Afrique du Sud : les étudiants sur le devant de la scène

Les étudiants multiplient leurs actions pour une université ouverte à tous : les étudiants de l’université de Witwatersrand viennent d’obtenir, après deux semaines de mobilisation, la suspension d’une augmentation de 10,5% des frais universitaires. Le mouvement s’est étendu à d’autres universités et les étudiants remettent au goût du jour les questions fondamentales posées pour une transformation véritable de leur pays.

Après la spectaculaire campagne menée par les étudiants de l’Université du Cap pour faire disparaître la statue de Cecil Rhodes (voir mon blog : La statue qui pue), symbole honni du colonialisme, celle des étudiants de Stellenbosh pour une réelle ouverture à tous les étudiants, les étudiants de Witwatersrand manifestent contre l’augmentation des frais universitaires pour la prochaine rentrée.

L’agitation a gagné d’autres universités du pays où les manifestations ont remplacé les cours. Après l’université de Witwatersrand, l’université du Cap, Rhodes University, Fort Hare University et l’université de Pretoria sont en ébullition. Blade Nzimande, le ministre de l’enseignement supérieur a beau dire qu’il ne s’agit pas d’une « crise à l’échelon nationale », la situation n’en reste pas moins sérieuse.

La promesse d’une éducation gratuite reste une promesse à tous les niveaux. Les parents doivent payer des frais de scolarité dès l’école primaire. Ces frais sont adaptés à la situation locale : les écoles rurales et celles des bidonvilles demandent peu, mais elles offrent peu, pas même des toilettes dignes de ce nom.
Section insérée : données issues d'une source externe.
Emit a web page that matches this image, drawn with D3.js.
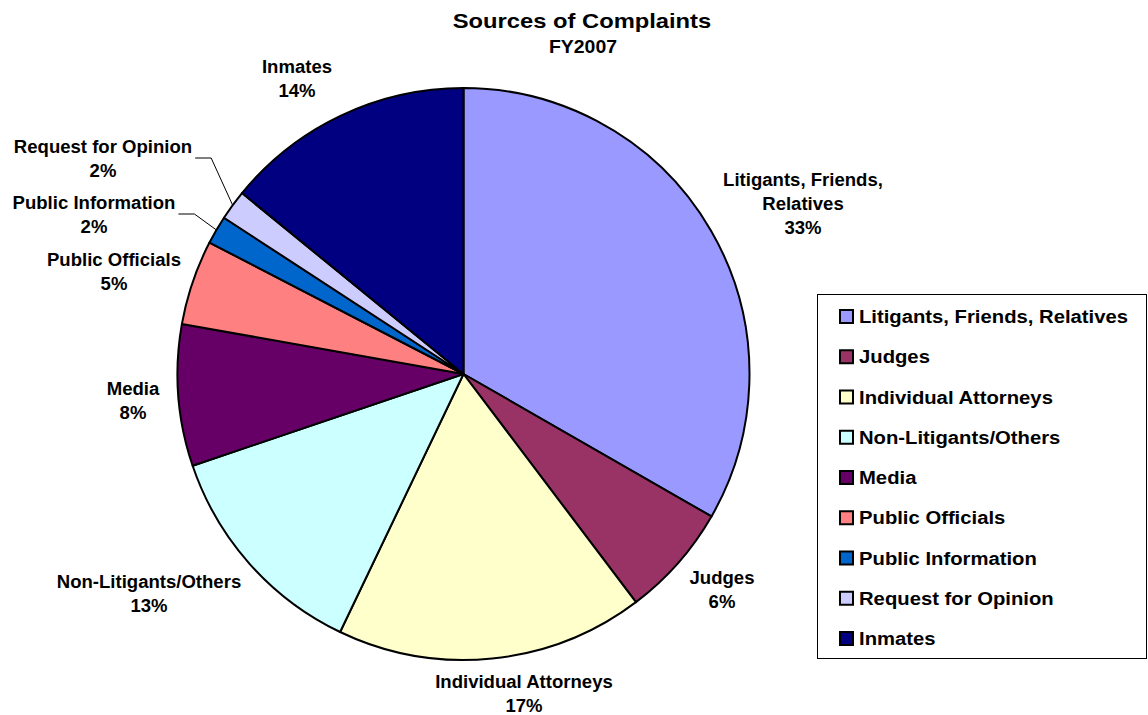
<!DOCTYPE html>
<html>
<head>
<meta charset="utf-8">
<script src="https://cdn.jsdelivr.net/npm/d3@7"></script>
<style>
  html, body { margin: 0; padding: 0; background: #fff; }
  svg { display: block; font-family: "Liberation Sans", Arial, sans-serif; font-weight: bold; }
</style>
</head>
<body>
<svg id="chart" width="1148" height="715"></svg>
<script>
// Complaint sources, FY2007 (share of all complaints, %)
const categories = [
  "Litigants, Friends, Relatives",
  "Judges",
  "Individual Attorneys",
  "Non-Litigants/Others",
  "Media",
  "Public Officials",
  "Public Information",
  "Request for Opinion",
  "Inmates"
];
const shares = [33.3, 6.4, 17.4, 12.7, 8.0, 4.8, 1.6, 1.7, 14.1];
const colors = ["#9999FF", "#993366", "#FFFFCC", "#CCFFFF", "#660066", "#FF8080", "#0066CC", "#CCCCFF", "#000080"];

// Label text lines for each slice (name split as drawn)
const labelLines = [
  ["Litigants, Friends,", "Relatives"],
  ["Judges"],
  ["Individual Attorneys"],
  ["Non-Litigants/Others"],
  ["Media"],
  ["Public Officials"],
  ["Public Information"],
  ["Request for Opinion"],
  ["Inmates"]
];

// Layout: centre of the first label line for each slice
const labelAnchor = [
  [803, 186], [722, 584], [524, 688], [149, 588], [133, 395],
  [114, 266], [94, 209], [103, 153], [297, 73]
];
// slices whose label is tied to the arc with a leader line
const leaderFor = new Set([6, 7]);

const svg = d3.select("#chart");
const cx = 463.5, cy = 374, radius = 286;
const lineH = 24;

// widen a text element horizontally by factor k (wide bold face)
function widen(sel, k) {
  sel.each(function () {
    const w = this.getComputedTextLength();
    d3.select(this).attr("textLength", w * k).attr("lengthAdjust", "spacingAndGlyphs");
    this.__w = w * k;
  });
  return sel;
}

const data = categories.map((c, i) => ({ name: c, value: shares[i], color: colors[i], i }));
const total = d3.sum(shares);
const pct = d3.format(".0%");

const pie = d3.pie().value(d => d.value).sort(null);
const arcs = pie(data);
const arc = d3.arc().innerRadius(0).outerRadius(radius);

const g = svg.append("g").attr("transform", `translate(${cx},${cy})`);
g.selectAll("path.slice")
  .data(arcs)
  .join("path")
  .attr("class", "slice")
  .attr("d", arc)
  .attr("fill", d => d.data.color)
  .attr("stroke", "#000")
  .attr("stroke-width", 2)
  .attr("stroke-linejoin", "round");

// Title
widen(svg.append("text").attr("x", 582).attr("y", 28).attr("text-anchor", "middle")
  .attr("font-size", 21).text("Sources of Complaints"), 1.13);
widen(svg.append("text").attr("x", 583).attr("y", 53).attr("text-anchor", "middle")
  .attr("font-size", 18).text("FY2007"), 1.08);

// Slice labels
const labels = svg.append("g").attr("font-size", 17.5).attr("fill", "#000");
arcs.forEach((a, i) => {
  const [lx, ly] = labelAnchor[i];
  const lines = labelLines[i].concat([pct(a.data.value / total)]);
  let firstW = 0;
  lines.forEach((s, k) => {
    const t = labels.append("text").attr("text-anchor", "middle")
      .attr("x", lx).attr("y", ly + k * lineH).text(s);
    widen(t, 1.06);
    if (k === 0) firstW = t.node().__w;
  });
  if (leaderFor.has(i)) {
    const x0 = lx + firstW / 2 + 3, y0 = ly + 5;
    const mid = (a.startAngle + a.endAngle) / 2;
    const ex = cx + radius * Math.sin(mid), ey = cy - radius * Math.cos(mid);
    labels.append("path")
      .attr("d", `M${x0},${y0}H${x0 + 16}L${ex},${ey}`)
      .attr("fill", "none").attr("stroke", "#000").attr("stroke-width", 1);
  }
});

// Legend
const legend = svg.append("g");
legend.append("rect").attr("x", 817.5).attr("y", 294.5).attr("width", 329).attr("height", 364)
  .attr("fill", "#fff").attr("stroke", "#000").attr("stroke-width", 1);
const rowY = d3.scalePoint().domain(categories).range([316, 638]);
const items = legend.selectAll("g.item").data(data).join("g").attr("class", "item")
  .attr("transform", d => `translate(0,${rowY(d.name)})`);
items.append("rect").attr("x", 840).attr("y", -6).attr("width", 13).attr("height", 13)
  .attr("fill", d => d.color).attr("stroke", "#000").attr("stroke-width", 2);
widen(items.append("text").attr("x", 859).attr("y", 7).attr("font-size", 18).text(d => d.name), 1.125);
</script>
</body>
</html>
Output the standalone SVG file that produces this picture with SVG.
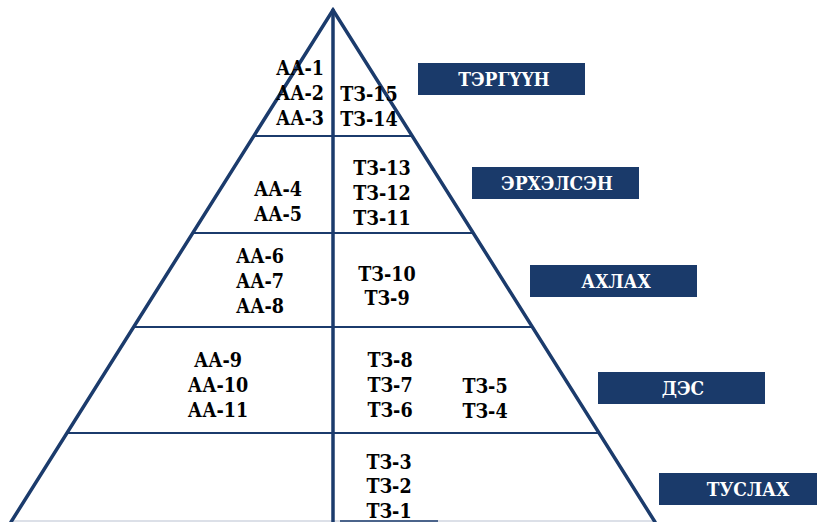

Les parents ayant les moyens de payer plus, envoient leurs enfants dans des écoles privées, riches et prospères qui offrent pelouses parfaites, installations sportives pour les futurs champions, laboratoires et bibliothèques bien équipées et professeurs bien formés. Le creuset où se fabrique dès la plus tendre enfance, une société caractérisée par des inégalités remarquables.

Les universités fixent elles même les tarifs des frais de scolarité. Les dotations de l’état sont tout à fait insuffisantes pour assurer le bon fonctionnement et la direction de l’université n’a pas d’autres choix que de faire payer les étudiants. C’est l’argument avancé par le chancelier de l’université de Witwatersrand pour justifier l’augmentation de 10,5% et qui écrit dans le quotidien City Press : « Nous sommes pris en tenaille. Les universités n’ont pas d’autres choix que d’augmenter les frais universitaires pour offrir une éducation de qualité ». Quand les dotations de l’état sont en dessous du niveau de l’inflation, c’est le moyen d’équilibrer les comptes.

Mais les étudiants ne font pas ce calcul, ce qu’ils veulent c’est avoir une éducation de qualité sans payer plus. Et ils sont prêts à rappeler à leurs aînés quelques vérités contenues dans la Charte des libertés dont on vient de célébrer les 60 ans. « L’éducation doit être obligatoire, gratuite, universelle pour tous les enfants ; l’enseignement supérieur et la formation doivent être ouvertes à tous par des dotations de l’état et des bourses accordées sur la base du mérite ».

Cette profession de foi, reprise dans tous les discours officiels, tarde à se mettre en place. La conférence de l’ANC à Polokwane en 2007 avait fait de la gratuité de l’école une de ses priorités. Sept ans après, en marge du Conseil national de l’Anc, Naledi Pandor, ministre des Sciences et Technologies, admet être préoccupée par la situation et reconnaît : « nous ne respectons pas encore fidèlement la résolution de Polokwane sur l’exclusion financière » et le Conseil national a décidé d’activer la mise en place de la gratuité.

Devant la réalité des frais de scolarité toujours plus chers, les étudiants qui arrivent à entrer à l’université après beaucoup de sacrifices et des conditions d’études difficiles, perdent patience. Pour eux, l’entrée à l’université au lieu d’être la porte ouverte sur le savoir et l’accès à des professions choisies, est souvent un nouveau chemin de croix.

Le mouvement étudiant met le gouvernement au pied du mur : s’il veut que plus de jeunes entrent à l’université, que des jeunes mieux formés entrent sur le marché du travail, un défi pour un pays où la sous qualification de la main d’œuvre est un casse-tête pour les entreprises les plus innovantes, il faut qu’il en assume le coût.

A quelques mois de la rentrée universitaire, il y a urgence à trouver des solutions qui assurent la qualité de l’enseignement et la stabilité financière des universités. Mais où trouver l’argent, alors que la croissance stagne et que le gouvernement est à la peine pour assurer l’équilibre budgétaire ? Les étudiants en élargissant leur mouvement de protestation veulent obtenir des réponses rapides.